===== EXTRACTED MATERIAL

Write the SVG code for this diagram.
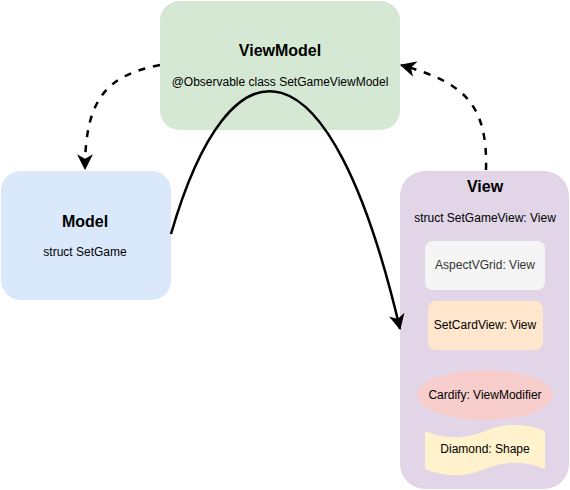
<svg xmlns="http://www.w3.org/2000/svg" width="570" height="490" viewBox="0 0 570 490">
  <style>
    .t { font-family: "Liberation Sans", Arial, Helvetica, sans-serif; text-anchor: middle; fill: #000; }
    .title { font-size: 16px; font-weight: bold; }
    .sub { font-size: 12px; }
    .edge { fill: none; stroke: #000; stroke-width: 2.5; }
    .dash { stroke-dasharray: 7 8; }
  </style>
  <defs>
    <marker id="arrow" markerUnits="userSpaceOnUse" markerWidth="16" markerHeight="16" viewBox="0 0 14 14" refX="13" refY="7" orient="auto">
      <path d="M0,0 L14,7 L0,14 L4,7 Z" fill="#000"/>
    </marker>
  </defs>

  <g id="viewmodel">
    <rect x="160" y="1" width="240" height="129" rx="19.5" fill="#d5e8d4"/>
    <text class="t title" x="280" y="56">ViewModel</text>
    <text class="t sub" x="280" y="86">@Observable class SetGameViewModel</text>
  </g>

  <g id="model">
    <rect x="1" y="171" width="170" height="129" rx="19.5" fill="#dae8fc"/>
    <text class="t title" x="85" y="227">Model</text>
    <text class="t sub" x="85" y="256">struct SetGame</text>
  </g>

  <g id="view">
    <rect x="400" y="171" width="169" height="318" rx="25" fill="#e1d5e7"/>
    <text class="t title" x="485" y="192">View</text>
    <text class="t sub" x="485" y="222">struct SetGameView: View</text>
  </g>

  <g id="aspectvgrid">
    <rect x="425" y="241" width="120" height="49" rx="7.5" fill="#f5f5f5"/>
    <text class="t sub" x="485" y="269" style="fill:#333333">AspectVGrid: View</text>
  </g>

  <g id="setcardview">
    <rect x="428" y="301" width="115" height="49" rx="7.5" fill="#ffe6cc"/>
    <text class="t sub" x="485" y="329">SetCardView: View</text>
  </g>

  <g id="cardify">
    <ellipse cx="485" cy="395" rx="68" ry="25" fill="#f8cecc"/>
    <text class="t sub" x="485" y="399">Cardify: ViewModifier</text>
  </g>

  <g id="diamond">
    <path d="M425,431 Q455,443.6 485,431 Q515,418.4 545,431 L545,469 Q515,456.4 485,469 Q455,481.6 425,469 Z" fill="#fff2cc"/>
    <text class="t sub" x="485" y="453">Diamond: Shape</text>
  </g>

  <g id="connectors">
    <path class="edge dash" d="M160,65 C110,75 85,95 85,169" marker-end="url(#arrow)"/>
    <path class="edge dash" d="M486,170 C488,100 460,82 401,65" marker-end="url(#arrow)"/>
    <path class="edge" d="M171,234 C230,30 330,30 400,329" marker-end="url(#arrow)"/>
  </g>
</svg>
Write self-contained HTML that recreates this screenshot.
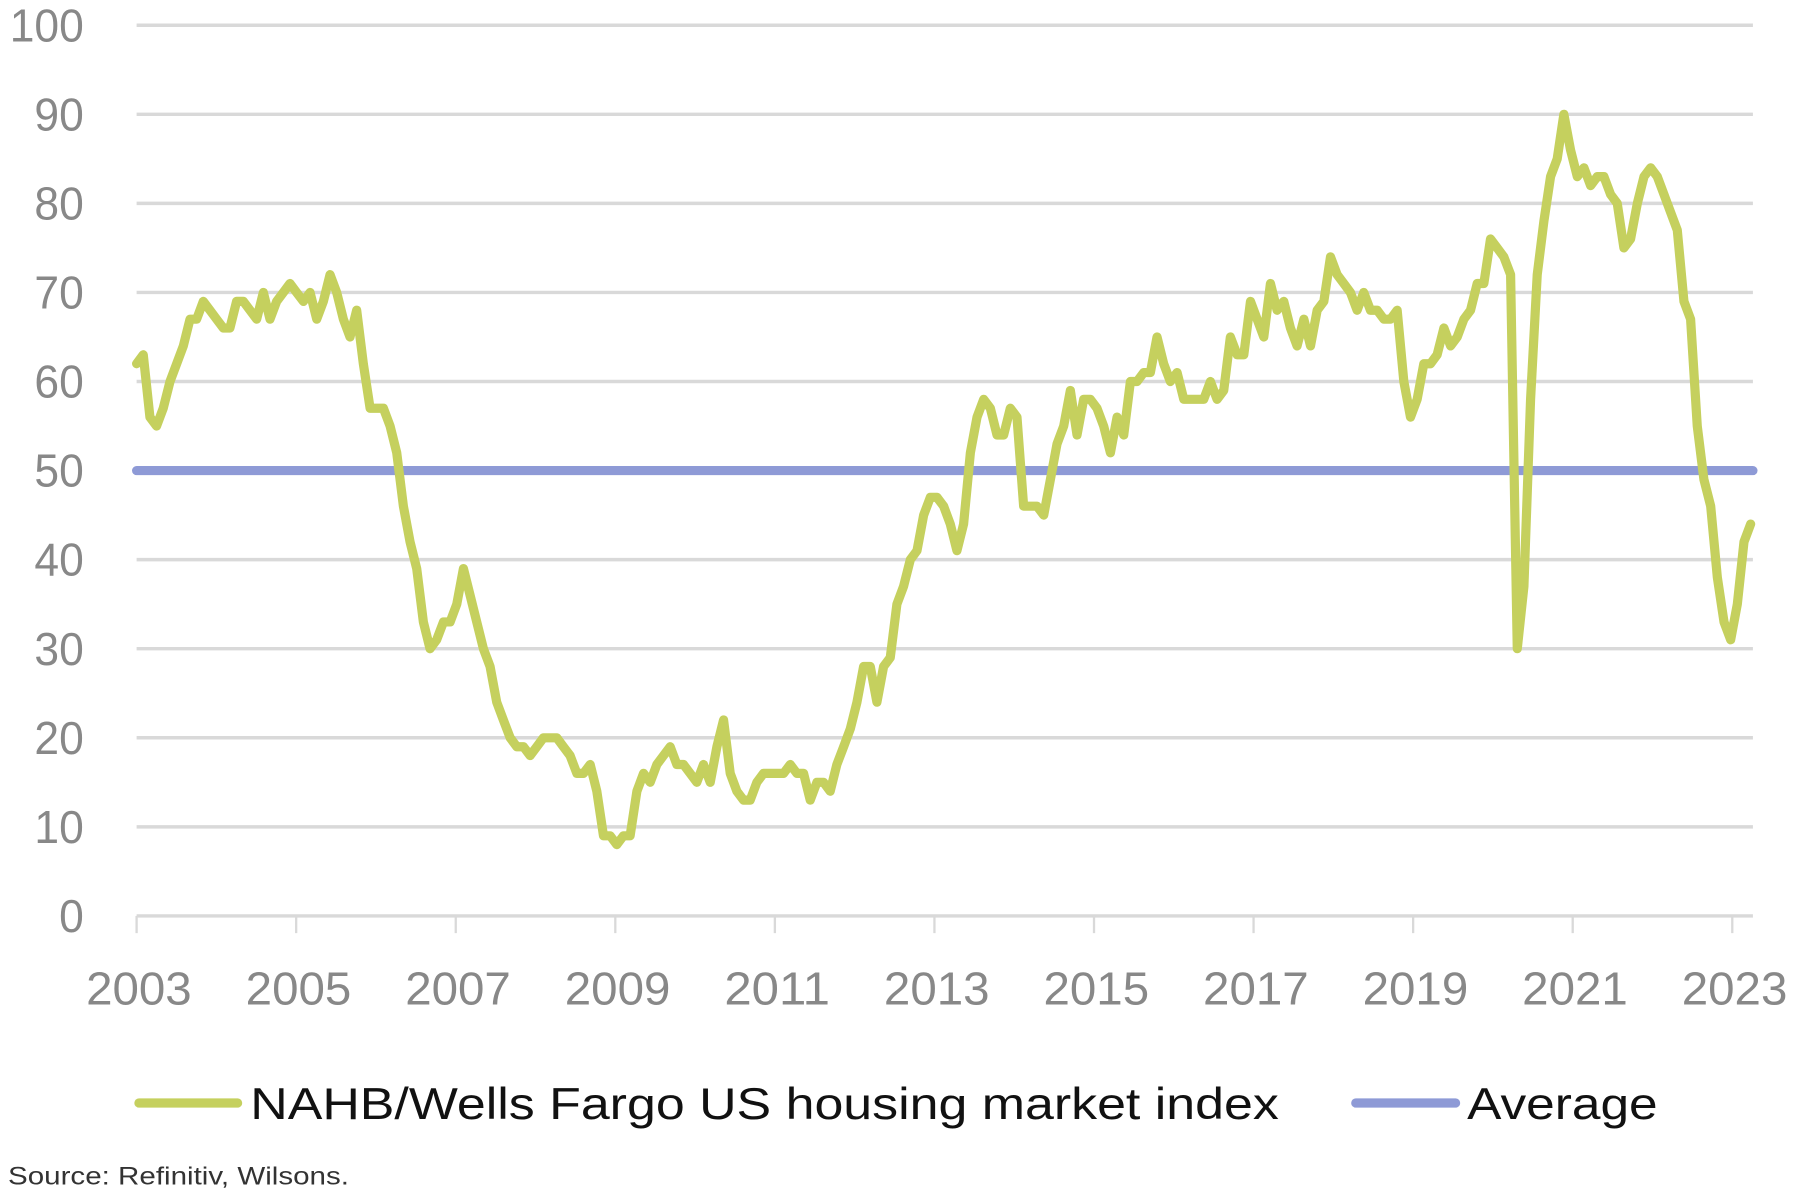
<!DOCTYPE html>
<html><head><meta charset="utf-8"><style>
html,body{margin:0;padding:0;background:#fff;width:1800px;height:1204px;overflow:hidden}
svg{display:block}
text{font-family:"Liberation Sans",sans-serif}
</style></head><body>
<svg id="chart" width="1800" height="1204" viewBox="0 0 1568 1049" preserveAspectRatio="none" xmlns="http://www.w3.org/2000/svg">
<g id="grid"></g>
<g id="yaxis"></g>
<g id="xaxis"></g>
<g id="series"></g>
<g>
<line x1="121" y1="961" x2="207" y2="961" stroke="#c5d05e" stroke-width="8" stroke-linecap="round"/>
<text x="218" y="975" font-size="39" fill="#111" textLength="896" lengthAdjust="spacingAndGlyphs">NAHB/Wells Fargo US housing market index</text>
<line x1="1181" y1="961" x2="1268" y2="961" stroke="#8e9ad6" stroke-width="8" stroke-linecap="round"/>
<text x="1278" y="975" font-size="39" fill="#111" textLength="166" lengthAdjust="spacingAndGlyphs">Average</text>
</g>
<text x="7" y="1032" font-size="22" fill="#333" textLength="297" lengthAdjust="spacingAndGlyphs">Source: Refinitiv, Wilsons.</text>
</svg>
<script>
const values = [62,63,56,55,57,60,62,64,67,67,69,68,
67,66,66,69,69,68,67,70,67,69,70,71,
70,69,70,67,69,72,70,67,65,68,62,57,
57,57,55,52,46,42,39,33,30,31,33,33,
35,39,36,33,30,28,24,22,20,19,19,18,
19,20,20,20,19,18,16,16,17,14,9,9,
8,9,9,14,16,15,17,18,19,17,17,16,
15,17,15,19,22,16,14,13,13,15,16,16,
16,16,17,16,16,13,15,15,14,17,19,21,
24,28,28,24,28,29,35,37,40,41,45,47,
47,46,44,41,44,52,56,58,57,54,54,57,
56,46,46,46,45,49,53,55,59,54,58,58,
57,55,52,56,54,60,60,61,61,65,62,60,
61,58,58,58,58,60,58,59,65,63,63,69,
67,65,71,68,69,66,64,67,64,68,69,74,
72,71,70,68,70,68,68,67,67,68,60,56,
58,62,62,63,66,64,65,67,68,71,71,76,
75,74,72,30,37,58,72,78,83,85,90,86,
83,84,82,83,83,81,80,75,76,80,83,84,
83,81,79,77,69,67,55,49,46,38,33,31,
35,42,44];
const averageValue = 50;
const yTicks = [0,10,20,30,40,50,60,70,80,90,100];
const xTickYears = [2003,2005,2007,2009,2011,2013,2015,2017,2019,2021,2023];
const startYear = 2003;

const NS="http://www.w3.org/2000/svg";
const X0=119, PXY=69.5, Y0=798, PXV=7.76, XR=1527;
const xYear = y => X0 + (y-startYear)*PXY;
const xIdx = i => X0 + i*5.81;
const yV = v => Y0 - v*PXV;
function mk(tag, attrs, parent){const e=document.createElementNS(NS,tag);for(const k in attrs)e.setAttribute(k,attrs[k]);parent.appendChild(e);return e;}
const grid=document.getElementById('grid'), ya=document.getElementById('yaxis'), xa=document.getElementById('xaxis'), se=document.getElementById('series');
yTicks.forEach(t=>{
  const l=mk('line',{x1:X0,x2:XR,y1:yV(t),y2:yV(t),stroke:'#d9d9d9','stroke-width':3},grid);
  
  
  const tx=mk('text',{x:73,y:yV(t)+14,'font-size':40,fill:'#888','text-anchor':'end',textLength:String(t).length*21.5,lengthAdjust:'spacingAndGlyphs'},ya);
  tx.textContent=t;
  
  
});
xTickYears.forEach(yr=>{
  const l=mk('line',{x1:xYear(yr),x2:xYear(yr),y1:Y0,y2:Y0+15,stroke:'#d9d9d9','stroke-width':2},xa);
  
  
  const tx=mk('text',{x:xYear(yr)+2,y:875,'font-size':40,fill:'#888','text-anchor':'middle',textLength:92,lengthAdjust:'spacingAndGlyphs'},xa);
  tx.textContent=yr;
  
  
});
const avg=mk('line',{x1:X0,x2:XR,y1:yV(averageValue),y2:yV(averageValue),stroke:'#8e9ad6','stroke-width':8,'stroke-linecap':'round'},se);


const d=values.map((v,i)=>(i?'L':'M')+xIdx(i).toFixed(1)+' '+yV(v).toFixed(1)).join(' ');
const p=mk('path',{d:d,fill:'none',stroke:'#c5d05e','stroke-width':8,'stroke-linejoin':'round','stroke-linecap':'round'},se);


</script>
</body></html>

==========

■ THE TASK
Can you restate all the records above word for word while dropping the pictures?

■ EXERCISE ANSWER
Write the SVG code for this diagram.
<svg xmlns="http://www.w3.org/2000/svg" width="570" height="490" viewBox="0 0 570 490">
  <style>
    .t { font-family: "Liberation Sans", Arial, Helvetica, sans-serif; text-anchor: middle; fill: #000; }
    .title { font-size: 16px; font-weight: bold; }
    .sub { font-size: 12px; }
    .edge { fill: none; stroke: #000; stroke-width: 2.5; }
    .dash { stroke-dasharray: 7 8; }
  </style>
  <defs>
    <marker id="arrow" markerUnits="userSpaceOnUse" markerWidth="16" markerHeight="16" viewBox="0 0 14 14" refX="13" refY="7" orient="auto">
      <path d="M0,0 L14,7 L0,14 L4,7 Z" fill="#000"/>
    </marker>
  </defs>

  <g id="viewmodel">
    <rect x="160" y="1" width="240" height="129" rx="19.5" fill="#d5e8d4"/>
    <text class="t title" x="280" y="56">ViewModel</text>
    <text class="t sub" x="280" y="86">@Observable class SetGameViewModel</text>
  </g>

  <g id="model">
    <rect x="1" y="171" width="170" height="129" rx="19.5" fill="#dae8fc"/>
    <text class="t title" x="85" y="227">Model</text>
    <text class="t sub" x="85" y="256">struct SetGame</text>
  </g>

  <g id="view">
    <rect x="400" y="171" width="169" height="318" rx="25" fill="#e1d5e7"/>
    <text class="t title" x="485" y="192">View</text>
    <text class="t sub" x="485" y="222">struct SetGameView: View</text>
  </g>

  <g id="aspectvgrid">
    <rect x="425" y="241" width="120" height="49" rx="7.5" fill="#f5f5f5"/>
    <text class="t sub" x="485" y="269" style="fill:#333333">AspectVGrid: View</text>
  </g>

  <g id="setcardview">
    <rect x="428" y="301" width="115" height="49" rx="7.5" fill="#ffe6cc"/>
    <text class="t sub" x="485" y="329">SetCardView: View</text>
  </g>

  <g id="cardify">
    <ellipse cx="485" cy="395" rx="68" ry="25" fill="#f8cecc"/>
    <text class="t sub" x="485" y="399">Cardify: ViewModifier</text>
  </g>

  <g id="diamond">
    <path d="M425,431 Q455,443.6 485,431 Q515,418.4 545,431 L545,469 Q515,456.4 485,469 Q455,481.6 425,469 Z" fill="#fff2cc"/>
    <text class="t sub" x="485" y="453">Diamond: Shape</text>
  </g>

  <g id="connectors">
    <path class="edge dash" d="M160,65 C110,75 85,95 85,169" marker-end="url(#arrow)"/>
    <path class="edge dash" d="M486,170 C488,100 460,82 401,65" marker-end="url(#arrow)"/>
    <path class="edge" d="M171,234 C230,30 330,30 400,329" marker-end="url(#arrow)"/>
  </g>
</svg>
Write self-contained HTML that recreates this screenshot.
<!DOCTYPE html>
<html><head><meta charset="utf-8"><style>
html,body{margin:0;padding:0;background:#fff;width:1800px;height:1204px;overflow:hidden}
svg{display:block}
text{font-family:"Liberation Sans",sans-serif}
</style></head><body>
<svg id="chart" width="1800" height="1204" viewBox="0 0 1568 1049" preserveAspectRatio="none" xmlns="http://www.w3.org/2000/svg">
<g id="grid"></g>
<g id="yaxis"></g>
<g id="xaxis"></g>
<g id="series"></g>
<g>
<line x1="121" y1="961" x2="207" y2="961" stroke="#c5d05e" stroke-width="8" stroke-linecap="round"/>
<text x="218" y="975" font-size="39" fill="#111" textLength="896" lengthAdjust="spacingAndGlyphs">NAHB/Wells Fargo US housing market index</text>
<line x1="1181" y1="961" x2="1268" y2="961" stroke="#8e9ad6" stroke-width="8" stroke-linecap="round"/>
<text x="1278" y="975" font-size="39" fill="#111" textLength="166" lengthAdjust="spacingAndGlyphs">Average</text>
</g>
<text x="7" y="1032" font-size="22" fill="#333" textLength="297" lengthAdjust="spacingAndGlyphs">Source: Refinitiv, Wilsons.</text>
</svg>
<script>
const values = [62,63,56,55,57,60,62,64,67,67,69,68,
67,66,66,69,69,68,67,70,67,69,70,71,
70,69,70,67,69,72,70,67,65,68,62,57,
57,57,55,52,46,42,39,33,30,31,33,33,
35,39,36,33,30,28,24,22,20,19,19,18,
19,20,20,20,19,18,16,16,17,14,9,9,
8,9,9,14,16,15,17,18,19,17,17,16,
15,17,15,19,22,16,14,13,13,15,16,16,
16,16,17,16,16,13,15,15,14,17,19,21,
24,28,28,24,28,29,35,37,40,41,45,47,
47,46,44,41,44,52,56,58,57,54,54,57,
56,46,46,46,45,49,53,55,59,54,58,58,
57,55,52,56,54,60,60,61,61,65,62,60,
61,58,58,58,58,60,58,59,65,63,63,69,
67,65,71,68,69,66,64,67,64,68,69,74,
72,71,70,68,70,68,68,67,67,68,60,56,
58,62,62,63,66,64,65,67,68,71,71,76,
75,74,72,30,37,58,72,78,83,85,90,86,
83,84,82,83,83,81,80,75,76,80,83,84,
83,81,79,77,69,67,55,49,46,38,33,31,
35,42,44];
const averageValue = 50;
const yTicks = [0,10,20,30,40,50,60,70,80,90,100];
const xTickYears = [2003,2005,2007,2009,2011,2013,2015,2017,2019,2021,2023];
const startYear = 2003;

const NS="http://www.w3.org/2000/svg";
const X0=119, PXY=69.5, Y0=798, PXV=7.76, XR=1527;
const xYear = y => X0 + (y-startYear)*PXY;
const xIdx = i => X0 + i*5.81;
const yV = v => Y0 - v*PXV;
function mk(tag, attrs, parent){const e=document.createElementNS(NS,tag);for(const k in attrs)e.setAttribute(k,attrs[k]);parent.appendChild(e);return e;}
const grid=document.getElementById('grid'), ya=document.getElementById('yaxis'), xa=document.getElementById('xaxis'), se=document.getElementById('series');
yTicks.forEach(t=>{
  const l=mk('line',{x1:X0,x2:XR,y1:yV(t),y2:yV(t),stroke:'#d9d9d9','stroke-width':3},grid);
  
  
  const tx=mk('text',{x:73,y:yV(t)+14,'font-size':40,fill:'#888','text-anchor':'end',textLength:String(t).length*21.5,lengthAdjust:'spacingAndGlyphs'},ya);
  tx.textContent=t;
  
  
});
xTickYears.forEach(yr=>{
  const l=mk('line',{x1:xYear(yr),x2:xYear(yr),y1:Y0,y2:Y0+15,stroke:'#d9d9d9','stroke-width':2},xa);
  
  
  const tx=mk('text',{x:xYear(yr)+2,y:875,'font-size':40,fill:'#888','text-anchor':'middle',textLength:92,lengthAdjust:'spacingAndGlyphs'},xa);
  tx.textContent=yr;
  
  
});
const avg=mk('line',{x1:X0,x2:XR,y1:yV(averageValue),y2:yV(averageValue),stroke:'#8e9ad6','stroke-width':8,'stroke-linecap':'round'},se);


const d=values.map((v,i)=>(i?'L':'M')+xIdx(i).toFixed(1)+' '+yV(v).toFixed(1)).join(' ');
const p=mk('path',{d:d,fill:'none',stroke:'#c5d05e','stroke-width':8,'stroke-linejoin':'round','stroke-linecap':'round'},se);


</script>
</body></html>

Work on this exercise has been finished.